The village of Chaltén
Down there, to the right, in those small white houses that look like snowflakes at the foot of the mountain, is where we live, we women and men of the village of Chaltén. You don’t see us, of course. We are insignificant, invisible, compared to the cordilleras that surround us with their year ‘round snow, jagged peaks, yawning ravines, rushing rivers, and thunderous waterfalls.
Here humans count very little because they are dwarfed and obscured by Nature. Nature written with a capital N to underline how stately and majestic it is, how fierce and untamable, even though man has tried to be its master ever since the first humans appeared here ten thousand years ago. We have not succeeded yet. Who could conquer these mountains? The most we have achieved is to coexist with them, grant them the respect they are due, and never dare to challenge them because they always win. The proof is that they are still here where they have been since the beginning of time, unchanged; in contrast, countless cultures and peoples that flourished in their valleys and on their heights have disappeared without a trace.

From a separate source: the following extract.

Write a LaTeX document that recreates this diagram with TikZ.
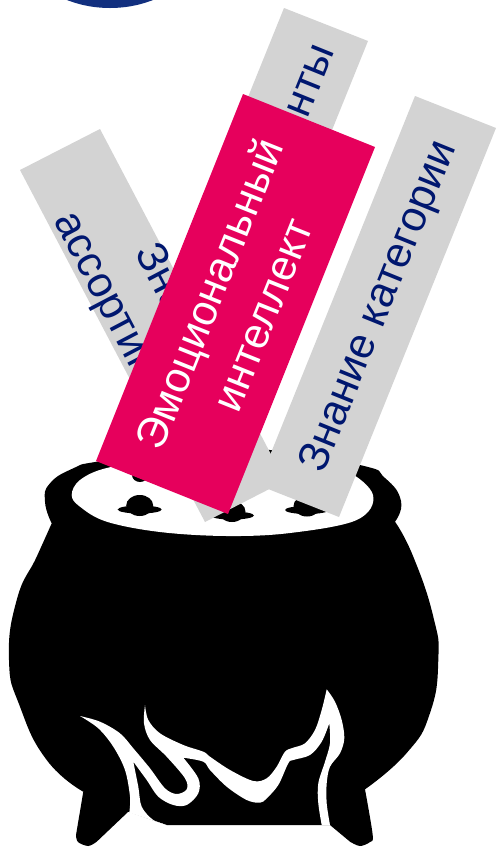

In Chaltén we are modern, civilized people. But even so, the nearness of these mountains fills us with nearly religious respect and uneasiness. We are not pagans, or pantheists, or idolaters. We are religious in the most elevated and profound sense of the word: Spiritual trembling, a preoccupation with the beyond. These soaring mountains that pierce the clouds, that challenge the heavens, fill the spirit with anxiety and a mysterious melancholy, lift us to a more immaterial but less fleeting world than the one in which we live. That is why it must be true that great mystics have almost always lived at altitudes that inspire flight, even if only in fantasy.
But it is not only religious disquiet that is engendered in a landscape like ours. Peoples’ sense of beauty also flowers. Who could be insensitive to spectacles like those the mountains offer at sunrise and as night falls? We have no need for fireworks here because Nature provides them to us gratis, every day. Spectacles that are never twice the same. Rain, snow, or sunshine, skies covered with clouds or glittering with stars, there is always a different picture, new shadings and hues. Even though ours is a small village with many problems, we are proud of Chaltén. How could we not be when, compared to what we see here, the rest of the world seems ugly?